この濾液が、インクダイレクト製版プロセスに用いられて画像解像度の向上に役立つインクである。
【0039】
上記インクをインクジェットCTP7600システムで用いると、作成した製版プレートは、98%以上のスクリーンドット再現性、175LPIまでの解像度、および50,000枚以上の耐久性を達成することができる。
【0040】
実施例10
インクの全質量に対する質量%として測定した場合に、フェノール樹脂30%、酢酸エチル20%、ジプロピレングリコールモノメチルエーテルアセテート20%、およびエチレングリコールモノエチルエーテルとシクロヘキサノンとの混合物30%(エチレングリコールモノエチルエーテルとシクロヘキサノンとは質量比9:1で混合する)を混合し、混合物を室温で12時間攪拌する。
樹脂が完全に溶解した後に、ジルコニウムボールを加えてボールミル粉砕を24時間行う。
ボールミル粉砕によって得られた液体を砂芯漏斗を用いた多段階濾過によって濾過することにより、不溶物質および/または不純物を除去する。
その後、孔径0.22μmの濾膜を用いてさらに濾過することにより、微細な不溶物質および/または不純物を除去して濾液を得る。

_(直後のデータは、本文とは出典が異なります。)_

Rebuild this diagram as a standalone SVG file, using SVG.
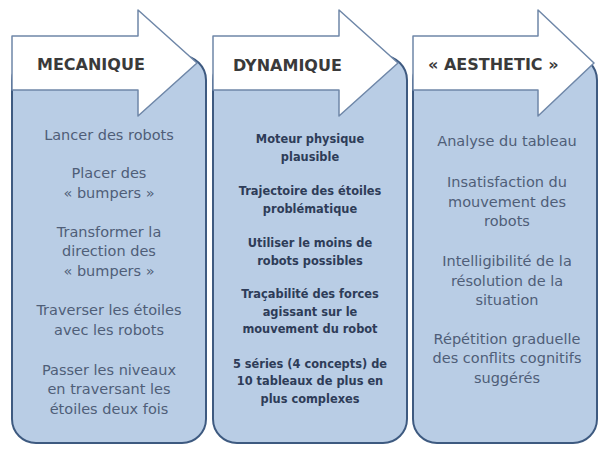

この濾液が、インクダイレクト製版プロセスに用いられて画像解像度の向上に役立つインクである。
【0041】
上記インクをインクジェットCTP7600システムで用いると、作成した製版プレートは、98%以上のスクリーンドット再現性、175LPIまでの解像度、および50,000枚以上の耐久性を達成することができる。
【0042】
実施例11
インクの全質量に対する質量%として測定した場合に、フェノール樹脂30%、酢酸エチル20%、ジプロピレングリコールモノメチルエーテルアセテート20%、およびジエチレングリコールモノエチルエーテルとプロピレングリコールモノメチルエーテルプロピオネートとの混合物30%(ジエチレングリコールモノエチルエーテルとプロピレングリコールモノメチルエーテルプロピオネートとは質量比5:5で混合する)を混合し、混合物を室温で12時間攪拌する。
樹脂が完全に溶解した後に、ジルコニウムボールを加えてボールミル粉砕を24時間行う。
ボールミル粉砕によって得られた液体を砂芯漏斗を用いた多段階濾過によって濾過することにより、不溶物質および/または不純物を除去する。
その後、孔径0.22μmの濾膜を用いてさらに濾過することにより、微細な不溶物質および/または不純物を除去して濾液を得る。
この濾液が、インクダイレクト製版プロセスに用いられて画像解像度の向上に役立つインクである。
【0043】
上記インクをインクジェットCTP7600システムで用いると、作成した製版プレートは、98%以上のスクリーンドット再現性、175LPIまでの解像度、および50,000枚以上の耐久性を達成することができる。
【0044】
実施例12
インクの全質量に対する質量%として測定した場合に、フェノール樹脂30%、酢酸エチル20%、ジプロピレングリコールモノメチルエーテルアセテート20%、およびエチレングリコールモノエチルエーテルとシクロヘキサノンとジエチレングリコールモノエチルエーテルとプロピレングリコールモノメチルエーテルプロピオネートとの混合物30%(エチレングリコールモノエチルエーテルとシクロヘキサノンとジエチレングリコールモノエチルエーテルとプロピレングリコールモノメチルエーテルプロピオネートとは質量比2:1:2:5で混合する)を混合し、混合物を室温で12時間攪拌する。
樹脂が完全に溶解した後に、ジルコニウムボールを加えてボールミル粉砕を28時間行う。
ボールミル粉砕によって得られた液体を砂芯漏斗を用いた多段階濾過によって濾過することにより、不溶物質および/または不純物を除去する。
その後、孔径0.22μmの濾膜を用いてさらに濾過することにより、微細な不溶物質および/または不純物を除去して濾液を得る。
この濾液が、インクダイレクト製版プロセスに用いられて画像解像度の向上に役立つインクである。
【0045】
上記インクをインクジェットCTP7600システムで用いると、作成した製版プレートは、98%以上のスクリーンドット再現性、175LPIまでの解像度、および50,000枚以上の耐久性を達成することができる。